The consummation of the Business Combination is conditioned upon the approval of Hydra’s stockholders, certain regulatory approvals pertaining to the gaming industry and other customary closing conditions.

 

This is only a summary of certain terms of the Sale Agreement and is qualified by reference to the complete text of that agreement, which is incorporated by reference herein.

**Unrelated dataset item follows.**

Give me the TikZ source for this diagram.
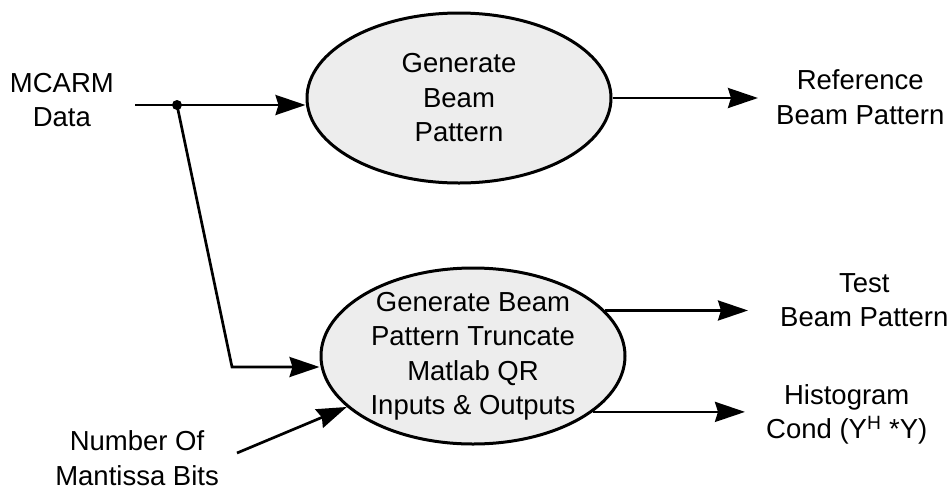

Certain additional information related to the Business Combination and Inspired can be found in the Company’s press release dated July 14, 2016. A copy of the press release was filed as Exhibit 99.1 to the Company’s Current Report on Form 8-K filed with the Securities and Exchange Commission on July 14, 2016. An investor presentation regarding the Business Combination and Inspired was furnished pursuant to Item 7.01 of Form 8-K as Exhibit 99.1 to the Company’s Current Report on Form 8-K filed with the Securities and Exchange Commission on July 19, 2016.

 

 

 

 

 

SECTION 9. FINANCIAL STATEMENTS AND EXHIBITS

 

Item 9.01 Financial Statements and Exhibits

 

Exhibits

 

Exhibit Number Description
   
10.1 Share Sale Agreement, dated as of July 13, 2016, by and among Hydra Industries Acquisition Corp., the Vendors named on Schedule 1 thereto, DMWSL 633 Limited, DMWSL 632 Limited and Gaming Acquisitions Limited.

 

 

SIGNATURES

 

Pursuant to the requirements of the Securities Exchange Act of 1934, the registrant has duly caused this report to be signed on its behalf by the undersigned hereunto duly authorized.

 

Dated: July 19, 2016

 

HYDRA INDUSTRIES ACQUISITION CORP.  
   
By /s/ Martin E. Schloss  
Name: Martin E. Schloss  
  Title: Executive Vice President, General  
  Counsel and Secretary  

 

 

 

 

 

EXHIBIT INDEX

 

Exhibit Number Description
   
10.1 Share Sale Agreement, dated as of July 13, 2016, by and among Hydra Industries Acquisition Corp., the Vendors named on Schedule 1 thereto, DMWSL 633 Limited, DMWSL 632 Limited and Gaming Acquisitions Limited.